Shellfish, except where eo nomine provided for, is entitled to free entry under the general provisions of paragraph 1761, consequently if it is proved that the importation is not clams it becomes immaterial what value applies thereto. The appellant here introduced evidence before the trial court to establish that the particular shellfish in question was not within the common understanding of clams. To that end, appellant’s first witness testified that one of the classes of mollusks includes bivalves; that bivalves include oysters, clams, mussels, cockles, scallops, and thousands of other species, each class being broken down into many families, including over a hundred different classes of mussels, clams, and over 200 cockles; that all mollusks are known as clams where they are commercially profitable, particularly because there is no other word describing them that the general public understands (Record p. 19); that a clam, by the average person, is considered to be a bivalve mollusk, but that all bivalve mollusks are not considered clams (Record p. 26); that a vast majority of bivalves with movable feet are not clams; that the average man does not distinguish between a cockle and a clam; that he has seen cockles sold as clams (Record p. 21); that a cockle belongs to the cardiidae family, the typical genus being the cardium; that a cardium is distinguished from the clam or mussel by a movable foot and by being formed in the shape of a heart, the shape of the shell resulting in the body having a particular form; that there are cockles on the West Coast that scientifically are not cockles, and some commonly known as cockles *472that are not cardium; that scientifically there is no such word as ‘‘clam”; that a clam “would be a cardium if it had a very sharply defined meaning which it doesn't have” (Record p. 18); that the average commercial man does not distinguish between a coclde and a clam (Record p. 21); that the difference between a coclde and a clam is only ascertainable by experts (Record p. 22); that if he were to sell exhibit 1, he would call it a clam (Record p. 23); that the word “coclde” is not, in his opinion, a scientific term; and that he had never heard of a cardium being called a clam, or a clam being called a cardium, but he had heard of a coclde being called a clam.

Upon examination of exhibit 1-A the witness was of the opinion that the article was a cardium or coclde, the witness stating that the cardium was commonly known as a coclde in the United States; that he had never seen the particular specimen and did not know whether it belonged to the mactridae-sachalinensis class; that he found a movable foot in exhibit 1-A, which was an essential of a clam; that he would neither state that exhibit 1-A was a clam or that it was not a clam.

Appellant’s second witness testified that the word “clam” had no definite meaning; that all edible bivalve mollusks with equal shells are not clams, the word “clam” being a vernacular term varying in meaning in the different parts of the United States as applied to different bivalve mollusks; that he personally hardly ever used the word “clam” because it is difficult to tell what it implies; that a . cardium'is a bivalve mollusk having two equal shells somewhat heart shaped; that cardiums for some purposes are included within the common meaning of the word “clams” but normally that would not be his conception of a clam; that the term “clam” has a great many definitions; that so far as he knew clams do not include cockles; that he had never heard of the two terms being used together; that to his knowledge cardiums are not referred to as clams.

Upon being referred to the Fish and Game Code of the State of California, 1939-1941, exhibit 3, particularly to section 811 on page 137, relative to the laws governing cockles, the witness was asked if the species therein referred to by their scientific names were known in other parts of the United States by a common name different from “coclde,” the witness answered — “The other name would be ‘clam.’ I think you will see that by looking at Paul Bonnot’s article.
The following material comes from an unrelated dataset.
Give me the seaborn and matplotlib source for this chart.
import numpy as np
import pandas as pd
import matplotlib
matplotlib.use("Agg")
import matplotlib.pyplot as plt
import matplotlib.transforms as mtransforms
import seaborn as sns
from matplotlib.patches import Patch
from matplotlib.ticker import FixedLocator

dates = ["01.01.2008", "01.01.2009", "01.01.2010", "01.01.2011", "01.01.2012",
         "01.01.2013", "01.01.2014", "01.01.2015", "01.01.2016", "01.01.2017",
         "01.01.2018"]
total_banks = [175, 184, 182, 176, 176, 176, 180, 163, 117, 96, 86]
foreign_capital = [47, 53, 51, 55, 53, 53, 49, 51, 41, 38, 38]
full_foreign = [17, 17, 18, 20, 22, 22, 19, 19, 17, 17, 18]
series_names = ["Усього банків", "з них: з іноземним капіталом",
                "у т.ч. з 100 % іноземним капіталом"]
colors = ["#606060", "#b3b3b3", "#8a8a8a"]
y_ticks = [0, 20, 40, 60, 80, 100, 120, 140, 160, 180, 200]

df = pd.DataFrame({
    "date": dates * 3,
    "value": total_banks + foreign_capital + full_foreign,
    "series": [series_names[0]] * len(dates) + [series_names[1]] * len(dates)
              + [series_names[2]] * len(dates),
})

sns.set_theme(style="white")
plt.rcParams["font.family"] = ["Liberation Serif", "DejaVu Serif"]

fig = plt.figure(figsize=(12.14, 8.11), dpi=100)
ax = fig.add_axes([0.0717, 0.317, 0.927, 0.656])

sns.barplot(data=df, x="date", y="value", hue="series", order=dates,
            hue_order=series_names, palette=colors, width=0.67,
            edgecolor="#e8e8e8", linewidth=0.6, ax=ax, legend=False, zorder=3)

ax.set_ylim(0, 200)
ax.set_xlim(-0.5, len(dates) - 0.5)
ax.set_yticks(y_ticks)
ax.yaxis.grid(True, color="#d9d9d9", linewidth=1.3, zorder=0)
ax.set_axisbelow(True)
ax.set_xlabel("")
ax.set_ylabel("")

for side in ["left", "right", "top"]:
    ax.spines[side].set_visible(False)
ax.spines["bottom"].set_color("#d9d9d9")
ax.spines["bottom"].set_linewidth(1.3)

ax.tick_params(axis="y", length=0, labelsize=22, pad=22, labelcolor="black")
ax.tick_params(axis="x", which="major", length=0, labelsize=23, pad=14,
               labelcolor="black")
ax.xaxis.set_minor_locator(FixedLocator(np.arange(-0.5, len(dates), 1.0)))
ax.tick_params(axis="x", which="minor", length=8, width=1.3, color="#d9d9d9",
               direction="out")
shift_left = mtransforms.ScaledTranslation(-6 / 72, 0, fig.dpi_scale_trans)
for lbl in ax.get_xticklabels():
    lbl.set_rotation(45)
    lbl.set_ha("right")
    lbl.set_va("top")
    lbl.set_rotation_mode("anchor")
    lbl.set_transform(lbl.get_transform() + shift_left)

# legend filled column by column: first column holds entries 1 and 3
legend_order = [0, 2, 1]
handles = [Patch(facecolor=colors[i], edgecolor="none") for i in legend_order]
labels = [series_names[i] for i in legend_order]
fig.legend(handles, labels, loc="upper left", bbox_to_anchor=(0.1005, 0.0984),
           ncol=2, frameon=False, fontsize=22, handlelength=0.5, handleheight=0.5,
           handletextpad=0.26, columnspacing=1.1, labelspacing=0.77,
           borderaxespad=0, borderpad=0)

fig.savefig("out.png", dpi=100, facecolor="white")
The same species, ‘chione’ will be called there ‘clams’ in that book” (Record p. 4). Referring to an article by Paul Bonnot entitled “The Edible Bivalves of California,” exhibit 2, the witness stated that it contained the .common names for tl¡.e edible clams on the West Coast; that on page 225 of said article, the species having a scientific name of “paphia staminae” was the rock cockle and that other names listed for the same were “Little neck clam, hard-shell, rock clam, cherry stone, sweet clam, ribbed carpet shell,” and to *473bis own knowledge he knew of one restaurant in town that sold that particular species under the name of “coo-coo clam” (Record p. 40).
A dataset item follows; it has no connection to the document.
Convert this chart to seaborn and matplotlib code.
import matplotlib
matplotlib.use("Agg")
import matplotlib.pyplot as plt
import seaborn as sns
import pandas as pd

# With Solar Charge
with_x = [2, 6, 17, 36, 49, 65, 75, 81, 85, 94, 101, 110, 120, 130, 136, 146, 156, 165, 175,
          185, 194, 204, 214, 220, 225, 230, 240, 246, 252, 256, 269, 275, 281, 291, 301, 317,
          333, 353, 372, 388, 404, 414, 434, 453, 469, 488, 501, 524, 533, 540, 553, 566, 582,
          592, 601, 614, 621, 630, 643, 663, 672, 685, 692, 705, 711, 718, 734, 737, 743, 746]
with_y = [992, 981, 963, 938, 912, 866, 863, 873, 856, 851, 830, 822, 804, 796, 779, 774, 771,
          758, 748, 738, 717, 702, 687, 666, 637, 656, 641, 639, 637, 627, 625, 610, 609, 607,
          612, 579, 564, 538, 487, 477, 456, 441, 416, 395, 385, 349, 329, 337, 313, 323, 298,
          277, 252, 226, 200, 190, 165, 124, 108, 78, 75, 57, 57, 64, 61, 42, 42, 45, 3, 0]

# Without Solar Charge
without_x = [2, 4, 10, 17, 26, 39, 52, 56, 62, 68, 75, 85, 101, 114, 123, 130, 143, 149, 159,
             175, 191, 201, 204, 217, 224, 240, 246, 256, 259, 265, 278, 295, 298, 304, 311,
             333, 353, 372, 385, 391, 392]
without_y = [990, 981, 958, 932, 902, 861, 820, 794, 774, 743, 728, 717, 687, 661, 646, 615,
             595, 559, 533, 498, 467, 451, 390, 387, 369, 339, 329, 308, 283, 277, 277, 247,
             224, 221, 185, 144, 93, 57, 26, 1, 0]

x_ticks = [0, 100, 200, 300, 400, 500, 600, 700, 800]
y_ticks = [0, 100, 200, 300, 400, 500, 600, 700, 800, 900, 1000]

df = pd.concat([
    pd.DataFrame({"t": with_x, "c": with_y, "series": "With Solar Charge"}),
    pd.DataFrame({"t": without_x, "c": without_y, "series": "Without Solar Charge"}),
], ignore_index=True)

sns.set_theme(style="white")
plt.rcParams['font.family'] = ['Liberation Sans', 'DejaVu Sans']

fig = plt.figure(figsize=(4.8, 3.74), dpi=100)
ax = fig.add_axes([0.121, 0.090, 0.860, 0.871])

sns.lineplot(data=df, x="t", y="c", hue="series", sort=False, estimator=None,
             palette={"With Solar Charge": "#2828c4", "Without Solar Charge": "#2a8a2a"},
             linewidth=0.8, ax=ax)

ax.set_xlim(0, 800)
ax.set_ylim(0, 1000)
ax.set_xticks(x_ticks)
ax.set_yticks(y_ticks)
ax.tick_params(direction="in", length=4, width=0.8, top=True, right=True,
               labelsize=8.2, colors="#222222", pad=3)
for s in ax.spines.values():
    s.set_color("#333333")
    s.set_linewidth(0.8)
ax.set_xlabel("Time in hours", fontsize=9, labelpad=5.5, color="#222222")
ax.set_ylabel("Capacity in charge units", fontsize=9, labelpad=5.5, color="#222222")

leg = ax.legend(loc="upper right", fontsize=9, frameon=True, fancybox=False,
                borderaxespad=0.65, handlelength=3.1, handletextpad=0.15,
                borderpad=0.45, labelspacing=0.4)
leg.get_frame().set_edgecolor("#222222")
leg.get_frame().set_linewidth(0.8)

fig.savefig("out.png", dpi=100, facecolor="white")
The Government’s first witness testified that the “spisula” was a genus of the mactridae found on the California coast and is of the same family as the mactridae-sachalinensis; that all mollusks which he knows as clams have a very active foot; that cardiums have an active foot; that cardiums are clams and they are also known as cockles.

The Government’s second witness, after examining exhibit 1-A thoroughly, testified that it was a clam which was scientifically, known as the mactridae-sachalinensis; that his authority for applying the word “clam” to the mactridae-sachalinensis was the official Japanese publication as well as an examination of the animal itself which shows it is a clam; that he has been in Japan and has dug and eaten the particular clams in question; that the name mactridae-sachalinensis was applied to the species by the leading Japanese authorities; that he has independently identified the body of the hokki or hokkigai he saw in Japan as well as the shell as being that of the mactridae-sacha-linensis; that in his opinion a cardium would also be a clam, and a cockle is known as a hard clam. When asked: “Is that mollusk you are now referring to as a hard clam a cardium?” the witness answered “yes” (Record page 80).

The picture, illustrative exhibit A, of the “Mactra sachalinensis” also marked “Hokki-gai” in our opinion, depicts the ordinary clam.

The evidence before the trial court clearly establishes that bivalve mollusks, scientifically known as cardiums, are commonly known as cockles and that both terms embrace species of the ordinary clams of commerce. Also, that the bivalve mollusk scientifically known as mactridae or mactra sachalinensis, and known in Japan as the hokki or hokki-gai, is a clam, and as such it is within the terms of the proclamation of the President, and properly appraised upon the basis of the American selling price, as defined in section 402 (g) of the Tariff Act of 1930.

From a consideration of the record before us, we find as facts that:

1. The imported merchandise, invoiced as “Hokkigai Boiled” canned shell fish, consists of clams.
2. By reason of the Proclamation of the President, T. D. 47031, the imported merchandise is subject to appraisement upon the basis of the American selling price.
3. The American selling price of the imported merchandise is the entered and appraised value thereof.

From such facts we conclude that there is no error in the judgment of the trial court holding that the value for duty purposes is the American selling price as returned by the appraiser.

Therefore judgment will be entered affirming the judgment of the trial court.